Watch a pregnant woman at a cocktail party sip a glass of wine. You will see lots of scowls and looks of disapproval. Even if this is the only glass of wine this woman has had in the last month (and the only one she will have over the course of the evening), everyone will have something to say about it.
When you are pregnant, many choices you make have consequences for your growing fetus, but no choice you make is without public scrutiny.
Many pregnant women abstain from many of the drugs – such as coffee, cigarettes, alcohol, and Advil – that might be harmful to their pregnancy. The decision to abstain is a choice, and reflects accepted wisdom, but practices still vary. While one woman may abstain from alcohol throughout her entire pregnancy, another may choose to enjoy a glass of wine now and then during the later months. Some women substitute green tea for coffee.
But what if she can’t change? What if she has undiagnosed depression, and is using drugs to feel better? What if she can’t stop using them?
Should she seek help?
Most people would say, unquestionably, “Yes.”
But what most people don’t know is some pregnant women who ask for help get punished.
In 38 states, there exist “feticide laws.” These were originally passed to protect pregnant women and their unborn fetuses from battery and assault. If the fetus was killed as the result of battery and assault by a partner, husband, or someone else, that person could be arrested for murder.
But the laws are now being used against pregnant women themselves. In states like Alabama and Tennessee, women can be prosecuted for using drugs that were not prescribed to them during pregnancy. This criminalization of drug abuse can dissuade an expectant mother from seeking help. Admission of her drug use will trigger scrutiny of her pregnancy. If she is unable to successfully stop using drugs during her pregnancy, she will be charged with endangering her child.
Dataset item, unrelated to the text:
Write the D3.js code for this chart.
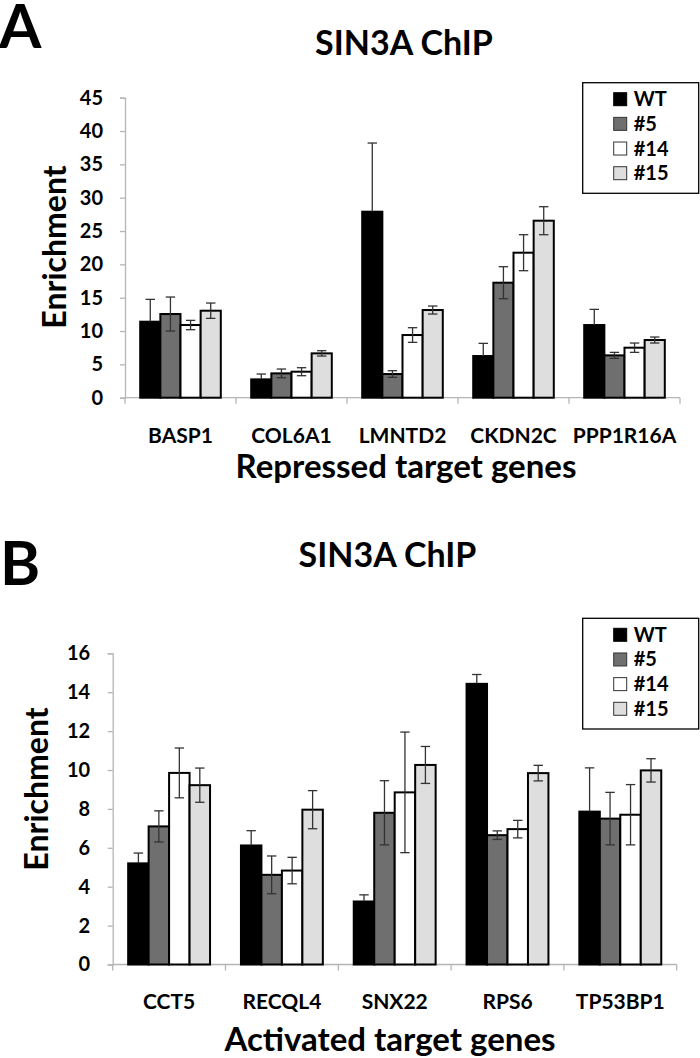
<!DOCTYPE html>
<html>
<head>
<meta charset="utf-8">
<script src="https://cdn.jsdelivr.net/npm/d3@7"></script>
<style>
html,body{margin:0;padding:0;background:#fff;}
svg{display:block;}
text{font-family:Lato,"Open Sans",sans-serif;font-weight:bold;fill:#000;}
</style>
</head>
<body>
<svg id="chart" width="700" height="1058"></svg>
<script>
// ---------- data ----------
const seriesNames = ["WT", "#5", "#14", "#15"];

const genesA = ["BASP1", "COL6A1", "LMNTD2", "CKDN2C", "PPP1R16A"];
const wtA    = [11.4, 2.75, 27.9, 6.25, 10.9];
const wtAErr = [3.35, 0.8, 10.3, 1.9, 2.35];
const s5A    = [12.55, 3.65, 3.55, 17.25, 6.35];
const s5AErr = [2.55, 0.65, 0.5, 2.4, 0.45];
const s14A   = [10.9, 3.9, 9.4, 21.75, 7.5];
const s14AErr= [0.7, 0.6, 1.1, 2.7, 0.7];
const s15A   = [13.05, 6.65, 13.15, 26.55, 8.65];
const s15AErr= [1.15, 0.4, 0.6, 2.1, 0.45];
const ticksA = [0, 5, 10, 15, 20, 25, 30, 35, 40, 45];

const genesB = ["CCT5", "RECQL4", "SNX22", "RPS6", "TP53BP1"];
const wtB    = [5.2, 6.12, 3.24, 14.43, 7.86];
const wtBErr = [0.53, 0.76, 0.34, 0.48, 2.25];
const s5B    = [7.1, 4.61, 7.8, 6.65, 7.5];
const s5BErr = [0.8, 0.97, 1.65, 0.22, 1.35];
const s14B   = [9.85, 4.83, 8.85, 6.96, 7.7];
const s14BErr= [1.28, 0.68, 3.1, 0.45, 1.55];
const s15B   = [9.22, 7.96, 10.26, 9.84, 9.98];
const s15BErr= [0.88, 0.98, 0.95, 0.4, 0.6];
const ticksB = [0, 2, 4, 6, 8, 10, 12, 14, 16];

const fills = {"WT": "#000000", "#5": "#6f6f6f", "#14": "#ffffff", "#15": "#dedede"};
const errColor = "#333333";

const svg = d3.select("#chart");

function drawPanel(p) {
  const g = svg.append("g");
  const rows = [];
  p.genes.forEach((gene, i) => {
    p.vals.forEach((arr, k) => {
      rows.push({gene, s: seriesNames[k], v: arr[i], e: p.errs[k][i]});
    });
  });

  const x0 = d3.scaleBand().domain(p.genes).range([p.left, p.right]).padding(0);
  const bw = x0.bandwidth();
  const x1 = d3.scaleBand().domain(seriesNames).range([bw * 0.137, bw * 0.863]).padding(0);
  const y = d3.scaleLinear().domain([0, p.ymax]).range([p.y0, p.ytop]);

  // y axis
  const ya = d3.axisLeft(y).tickValues(p.ticks).tickSize(5).tickPadding(4);
  const yg = g.append("g").attr("transform", `translate(${p.left},0)`).call(ya);
  yg.select(".domain").attr("stroke", "#b5b5b5").attr("stroke-width", 1.3);
  yg.selectAll(".tick line").attr("stroke", "#b5b5b5").attr("stroke-width", 1.3);
  yg.selectAll(".tick text").attr("font-size", 20).attr("font-family", "Lato").attr("font-weight", "bold")
    .attr("fill", "#000").attr("dx", p.tickDx);

  // x axis line + separators
  g.append("line").attr("x1", p.left).attr("x2", p.right).attr("y1", y(0)).attr("y2", y(0))
    .attr("stroke", "#b5b5b5").attr("stroke-width", 1.3);
  const seps = p.genes.map(d => x0(d)).concat([p.right]);
  g.selectAll(".sep").data(seps).enter().append("line")
    .attr("x1", d => d).attr("x2", d => d).attr("y1", y(0)).attr("y2", y(0) + 6)
    .attr("stroke", "#b5b5b5").attr("stroke-width", 1.3);

  // bars
  g.selectAll(".bar").data(rows).enter().append("rect")
    .attr("x", d => x0(d.gene) + x1(d.s))
    .attr("y", d => y(d.v))
    .attr("width", x1.bandwidth())
    .attr("height", d => y(0) - y(d.v))
    .attr("fill", d => fills[d.s])
    .attr("stroke", "#000").attr("stroke-width", 2);

  // error bars
  const eg = g.selectAll(".err").data(rows).enter().append("g").attr("stroke-width", 1.3);
  const cx = d => x0(d.gene) + x1(d.s) + x1.bandwidth() / 2;
  const lowCol = d => d.s === "WT" ? "#000" : errColor;
  eg.append("line").attr("stroke", errColor).attr("x1", cx).attr("x2", cx).attr("y1", d => y(d.v + d.e)).attr("y2", d => y(d.v));
  eg.append("line").attr("stroke", lowCol).attr("x1", cx).attr("x2", cx).attr("y1", d => y(d.v)).attr("y2", d => y(d.v - d.e));
  eg.append("line").attr("stroke", errColor).attr("x1", d => cx(d) - 4.7).attr("x2", d => cx(d) + 4.7).attr("y1", d => y(d.v + d.e)).attr("y2", d => y(d.v + d.e));
  eg.append("line").attr("stroke", lowCol).attr("x1", d => cx(d) - 4.7).attr("x2", d => cx(d) + 4.7).attr("y1", d => y(d.v - d.e)).attr("y2", d => y(d.v - d.e));

  // category labels
  g.selectAll(".cat").data(p.genes).enter().append("text")
    .attr("x", d => x0(d) + bw / 2).attr("y", p.catY)
    .attr("text-anchor", "middle").attr("font-size", 21).text(d => d);

  // axis titles
  g.append("text").attr("x", p.xtX).attr("y", p.xtY).attr("text-anchor", "middle")
    .attr("font-size", 33).text(p.xtitle);
  g.append("text").attr("transform", `translate(${p.ytX},${p.ytY}) rotate(-90)`)
    .attr("text-anchor", "middle").attr("font-size", 32).text("Enrichment");

  // title and panel letter
  g.append("text").attr("x", p.titleX).attr("y", p.titleY).attr("text-anchor", "middle")
    .attr("font-size", 34).text("SIN3A ChIP");
  g.append("text").attr("x", p.letterX).attr("y", p.letterY).attr("font-size", 61).text(p.letter);

  // legend
  const lg = g.append("g");
  lg.append("rect").attr("x", p.legX).attr("y", p.legY).attr("width", p.legW).attr("height", p.legH)
    .attr("fill", "#fff").attr("stroke", "#000").attr("stroke-width", 1.3);
  const ly = d3.scalePoint().domain(seriesNames).range([p.legY + 16.5, p.legY + 90.5]);
  const items = lg.selectAll(".li").data(seriesNames).enter().append("g");
  items.append("rect").attr("x", p.legX + 31).attr("y", d => ly(d) - 6.5).attr("width", 13).attr("height", 13)
    .attr("fill", d => fills[d]).attr("stroke", d => d === "WT" ? "#000" : "#333").attr("stroke-width", 1);
  items.append("text").attr("x", p.legX + 51).attr("y", d => ly(d) + 7).attr("font-size", 20).text(d => d);
}

drawPanel({
  genes: genesA, vals: [wtA, s5A, s14A, s15A], errs: [wtAErr, s5AErr, s14AErr, s15AErr],
  ticks: ticksA, ymax: 45, left: 125, right: 680, y0: 397.7, ytop: 97.7, tickDx: -13,
  catY: 443, xtitle: "Repressed target genes", xtX: 406, xtY: 478,
  ytX: 66, ytY: 247, titleX: 404, titleY: 55, letter: "A", letterX: -1, letterY: 48,
  legX: 582.7, legY: 82.7, legW: 116, legH: 110.6
});

drawPanel({
  genes: genesB, vals: [wtB, s5B, s14B, s15B], errs: [wtBErr, s5BErr, s14BErr, s15BErr],
  ticks: ticksB, ymax: 16, left: 112.7, right: 676.7, y0: 964.5, ytop: 653.3, tickDx: -13.5,
  catY: 1009, xtitle: "Activated target genes", xtX: 390, xtY: 1051,
  ytX: 48, ytY: 789, titleX: 387.5, titleY: 566.5, letter: "B", letterX: 0, letterY: 585,
  legX: 582.7, legY: 618.3, legW: 116, legH: 110.7
});
</script>
</body>
</html>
Essentially, these laws make a pregnant woman criminally liable for the outcome of her pregnancy. If she is unhealthy, suffering from mental illness, and unable to kick her drug habit, she will be locked up after she delivers her baby. If she is depressed and attempts suicide, she will be jailed for putting her unborn fetus in danger.
The National Advocates for Pregnant Women estimates there have been 700 instances since 1973 where women were arrested, detained, or subjected to forced medical intervention because of issues related to their pregnancies. Lynn Paltrow, Executive Director, has presciently seen the legal ramifications of these laws, which, she says, constitute separate and unequal treatment for pregnant women. “What it means is that all fertile women are responsible for knowing at every single moment whether they’re pregnant,” said Paltrow….“Because at that moment an entirely different legal system comes into play.”
Low-income women of color are especially vulnerable. Since they depend largely on Medicaid and government support for their healthcare, their reproductive choices are more scrutinized by public authorities. The availability of pre-natal drug treatment is already rare, and Medicaid or public coverage for this service is exceedingly rare, and often hundreds of miles from a woman’s home. Like most disadvantaged women in America, she will experience difficulties getting adequate prenatal medical care in general. If she delivers a baby and is found to be criminally liable for the baby’s poor health following delivery, she will not have money for legal resources to defend herself, and there is a serious possibility she will go to prison.
These punitive measures inflicted on pregnant women and mothers come amid an unprecedented rise in opioid abuse across the country. The CDC found around 259 million prescriptions for painkillers were written in 2012, the equivalent to one bottle for every adult in the US.
According to the Journal of Perinatology, between 2009 and 2012, the number of babies born in the US with neonatal abstinence syndrome – symptoms of drug withdrawal – almost doubled (from 3.4 births per 1,000 in 2009 to 5.8 births per 1,000 in 2012). Indeed, it is reported that one baby is born with NAS every 25 minutes.
When a pregnant woman is suffering from mental illness or addiction, she should be encouraged to seek help, and there should be support networks in place to help her and her baby. The medical and public health community are all in agreement on this. The experts also agree that making a pregnant woman criminally liable for the outcome of her fetus will reduce the possibility she will ever seek help in the first place.
Needing help with an illness, while pregnant, should not be a crime. It is shameful that we make it one.